The Certificate in Data Science is designed for students majoring in disciplines other than Statistics & Data Science to acquire the knowledge to promote mature use of data analysis throughout society. Students gain the necessary knowledge base and useful skills to tackle real-world data analysis challenges. Students who complete the requirements for the certificate are prepared to engage in data analysis in the humanities, social sciences, and sciences and engineering and are able to manage and investigate quantitative data research and report on that data.

Refer to the S&DS website for more information.

#### Prerequisite

The suggested prerequisite for the certificate is an introductory course, selected from one of the following courses:c S&DS 100, 101–109, 123 or 220, or an introductory data analysis course from another department.

#### Requirements of the Certificate

To fulfill the requirements of the certificate, students must take five courses from four different areas of statistical data analysis. No course may be applied to satisfy the requirements of both a major and the certificate. No single course may count for two areas of study. Students are required to earn at least a B– for each course.

**Probability and Statistical Theory** One from S&DS 238, 240, 241, 242. Advanced students may substitute S&DS 351 or S&DS 364 or EENG 431.

**Statistical Methodology and Data Analysis **Two from S&DS 230, 242, 312, 361, 363, PLSC 349. ECON 136 may be substituted for S&DS 242.

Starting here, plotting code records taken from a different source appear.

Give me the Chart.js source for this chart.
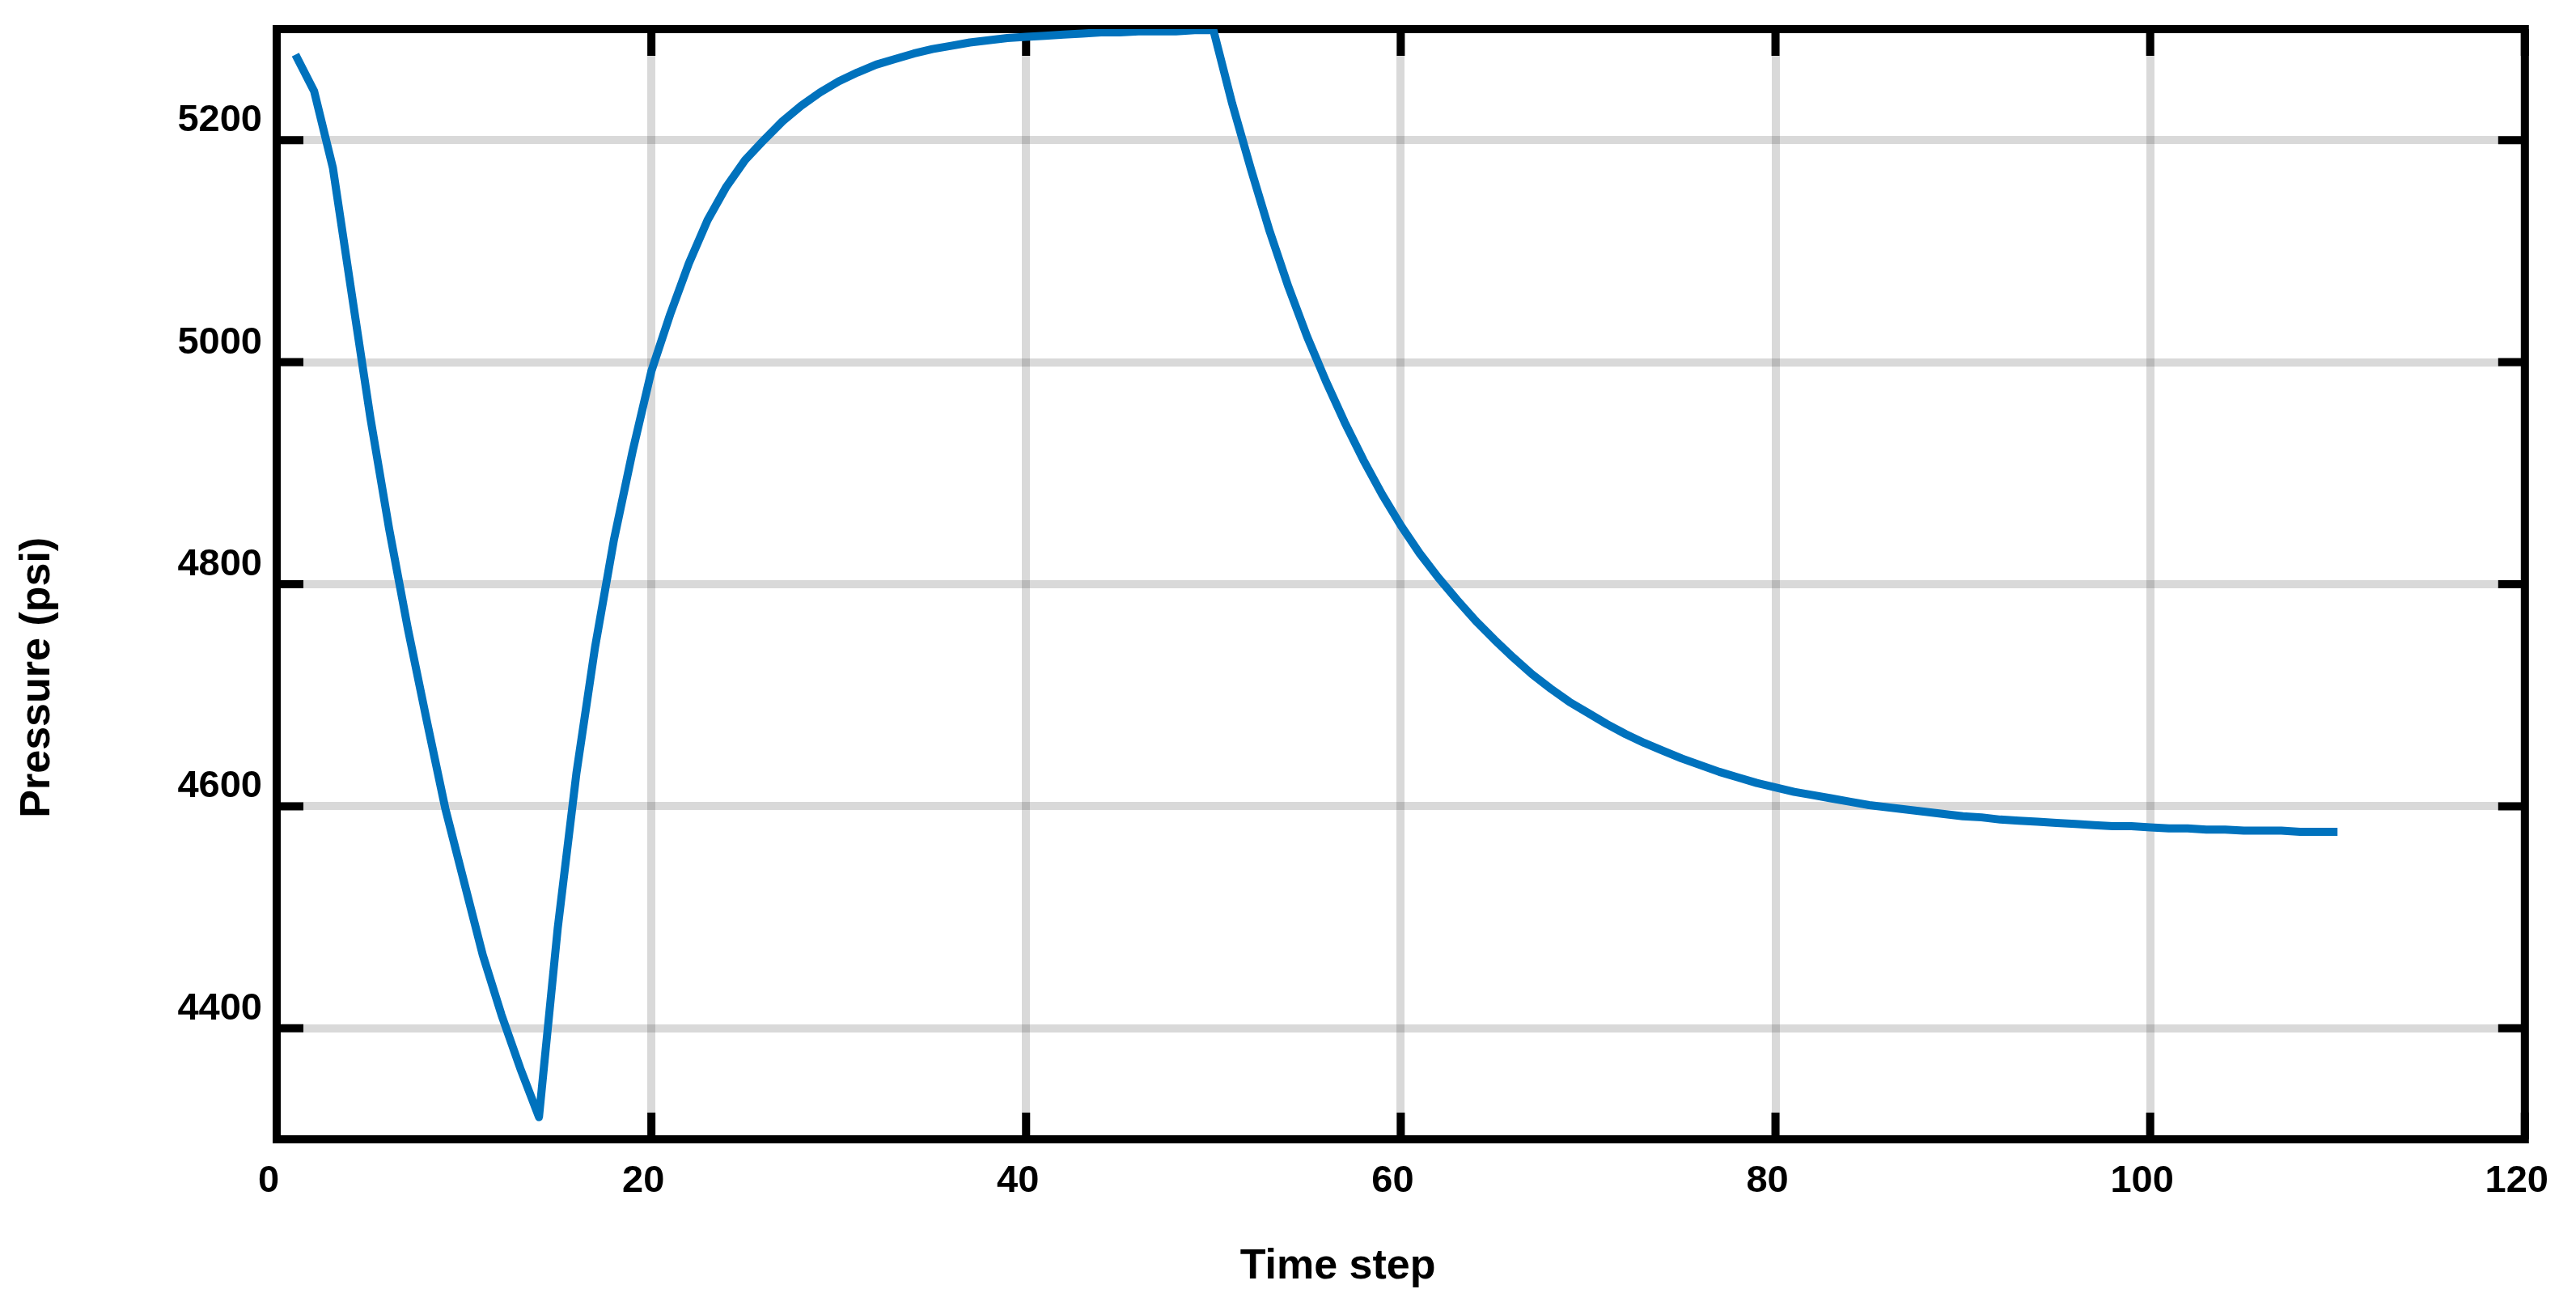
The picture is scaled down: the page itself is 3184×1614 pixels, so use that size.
<!DOCTYPE html>
<html>
<head>
<meta charset="utf-8">
<title>Pressure vs time step</title>
<script src="https://cdn.jsdelivr.net/npm/chart.js@4.4.1/dist/chart.umd.min.js"></script>
<style>
  html, body { margin: 0; padding: 0; background: #fff; }
  canvas { display: block; }
</style>
</head>
<body>
<canvas id="pressureChart" width="3184" height="1614"></canvas>
<script>
// values (psi), one per time step starting at 1
const pressure = [
  5277, 5244, 5175, 5062, 4950, 4850, 4760, 4678, 4598, 4532,
  4466, 4412, 4364, 4320, 4490, 4630, 4744, 4840, 4920, 4992,
  5043, 5089, 5128, 5158, 5182, 5200, 5217, 5231, 5243, 5253,
  5261, 5268, 5273, 5278, 5282, 5285, 5288, 5290, 5292, 5293,
  5294, 5295, 5296, 5297, 5297, 5298, 5298, 5298, 5299, 5299,
  5233, 5174, 5118, 5068, 5023, 4983, 4946, 4912, 4881, 4853,
  4828, 4806, 4786, 4767, 4750, 4734, 4719, 4706, 4694, 4684,
  4674, 4665, 4657, 4650, 4643, 4637, 4631, 4626, 4621, 4617,
  4613, 4610, 4607, 4604, 4601, 4599, 4597, 4595, 4593, 4591,
  4590, 4588, 4587, 4586, 4585, 4584, 4583, 4582, 4582, 4581,
  4580, 4580, 4579, 4579, 4578, 4578, 4578, 4577, 4577, 4577
];
const timeSteps = pressure.map((_, i) => i + 1);

const xTicks = [0, 20, 40, 60, 80, 100, 120];
const yTicks = [4400, 4600, 4800, 5000, 5200];

const xTitle = 'Time step';
const yTitle = 'Pressure (psi)';

const FONT = "'Liberation Sans', Arial, Helvetica, sans-serif";
const TICK_LEN = 33;

// matlab-like box with inward ticks on all four sides, plus offset axis titles
const boxTicks = {
  id: 'boxTicks',
  beforeDatasetsDraw(chart) {
    const { ctx, chartArea: a, scales: { x, y } } = chart;
    ctx.save();
    ctx.strokeStyle = '#000';
    ctx.lineWidth = 10;
    ctx.lineCap = 'butt';
    ctx.beginPath();
    x.ticks.forEach(t => {
      const px = x.getPixelForValue(t.value);
      ctx.moveTo(px, a.bottom);
      ctx.lineTo(px, a.bottom - TICK_LEN);
      ctx.moveTo(px, a.top);
      ctx.lineTo(px, a.top + TICK_LEN);
    });
    y.ticks.forEach(t => {
      const py = y.getPixelForValue(t.value);
      ctx.moveTo(a.left, py);
      ctx.lineTo(a.left + TICK_LEN, py);
      ctx.moveTo(a.right, py);
      ctx.lineTo(a.right - TICK_LEN, py);
    });
    ctx.stroke();
    ctx.strokeRect(a.left, a.top, a.right - a.left, a.bottom - a.top);
    ctx.restore();
  },
  afterDraw(chart) {
    const { ctx, chartArea: a } = chart;
    ctx.save();
    ctx.fillStyle = '#000';
    ctx.font = `bold 52px ${FONT}`;
    ctx.textAlign = 'center';
    ctx.textBaseline = 'middle';
    ctx.fillText(xTitle, a.left + (a.right - a.left) * 0.472, a.bottom + 158);
    ctx.translate(47, a.top + (a.bottom - a.top) * 0.584);
    ctx.rotate(-Math.PI / 2);
    ctx.fillText(yTitle, 0, 0);
    ctx.restore();
  }
};

const ctx = document.getElementById('pressureChart').getContext('2d');

new Chart(ctx, {
  type: 'line',
  data: {
    datasets: [{
      label: 'Pressure',
      data: timeSteps.map((t, i) => ({ x: t, y: pressure[i] })),
      borderColor: 'rgb(0, 114, 189)',
      borderWidth: 10,
      borderJoinStyle: 'round',
      borderCapStyle: 'butt',
      pointRadius: 0,
      tension: 0,
      fill: false,
    }]
  },
  options: {
    responsive: false,
    animation: false,
    devicePixelRatio: 1,
    layout: {
      padding: { top: 36, right: 44, left: 0, bottom: 0 }
    },
    plugins: {
      legend: { display: false },
      tooltip: { enabled: false },
    },
    scales: {
      x: {
        type: 'linear',
        min: 0,
        max: 120,
        afterFit: scale => {
          scale.height = 206;
        },
        afterBuildTicks: scale => { scale.ticks = xTicks.map(v => ({ value: v })); },
        grid: { color: 'rgba(0, 0, 0, 0.15)', lineWidth: 10, drawTicks: false },
        border: { display: false },
        ticks: {
          padding: 24,
          labelOffset: -10,
          maxRotation: 0,
          autoSkip: false,
          color: '#000',
          font: { family: FONT, size: 47, weight: 'bold' },
          callback: v => String(v),
        }
      },
      y: {
        min: 4300,
        max: 5300,
        afterFit: scale => {
          // fixed axis width; drop the label padding chart.js adds above/below
          scale.width = 342;
          scale.paddingTop = 0;
          scale.paddingBottom = 0;
        },
        afterBuildTicks: scale => { scale.ticks = yTicks.map(v => ({ value: v })); },
        grid: { color: 'rgba(0, 0, 0, 0.15)', lineWidth: 10, drawTicks: false },
        border: { display: false },
        ticks: {
          padding: 18,
          labelOffset: -24,
          autoSkip: false,
          color: '#000',
          font: { family: FONT, size: 47, weight: 'bold' },
          callback: v => String(v),
        }
      }
    }
  },
  plugins: [boxTicks]
});
</script>
</body>
</html>
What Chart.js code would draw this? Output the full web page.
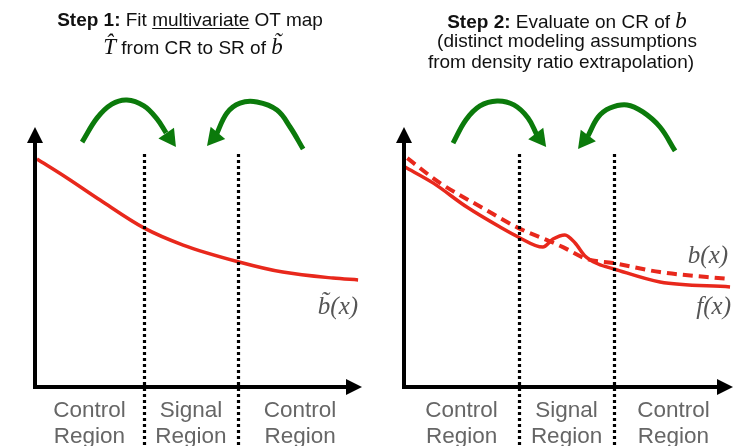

**Computation & Machine Learning** One from S&DS 262, 265, 317, S&DS 355, 365, CPSC 223, 477, PHYS 378, PLSC 468. CPSC 323 may be substituted for CPSC 223.

**Data Analysis in a Discipline Area** Two half-credit courses or one full-credit course from those approved for this requirement and listed on the S&DS website.

#### Advising

More information about the certificate, including how to register, is available on the S&DS website.

**Requirements **

**Prerequisite** 1 term course from S&DS 100, 101–109, 123 or 220 (or an introductory data analysis course in another department)

**Number of courses **5 term courses

**Distribution of courses **1 probability and statistical theory course; 2 statistical methodology and data analysis courses; 1 computational and machine learning course; and 2 half-credit courses or 1 course in discipline area, as specified

#### FACULTY OF THE DEPARTMENT OF STATISTICS and Data Science

**Professors **†Donald Andrews, Andrew Barron, †Jeffrey Brock, Joseph Chang, †Katarzyna Chawarska, †Xiaohong Chen, †Nicholas Christakis, †Ronald Coifman, †James Duncan, John Emerson (*Adjunct*), †Debra Fischer, †Alan Gerber, †Mark Gerstein, Anna Gilbert, John Hartigan (*Emeritus*), †Edward Kaplan, †Harlan Krumholz, John Lafferty, David Pollard (*Emeritus*), †Nils Rudi, Jasjeet Sekhon, †Donna Spiegelman, Daniel Spielman, †Hemant Tagare, †Van Vu, †Heping Zhang, †Hongyu Zhao, Harrison Zhou, †Steven Zucker

**Associate Professors **†Peter Aronow, †Forrest Crawford, Ethan Meyers (*Visiting*), Sahand Negahban, Sekhar Tatikonda, Yihong Wu

**Assistant Professors** Elisa Celis, Zhou Fan, †Joshua Kalla, †Amin Karbasi, Roy Lederman, †Vahideh Manshadi, †Fredrik Savje, †Ilker Yildirim

**Senior Lecturer** Jonathan Reuning-Scherer

**Lecturers** William Brinda, Elena Khusainova

†A joint appointment with primary affiliation in another department or school.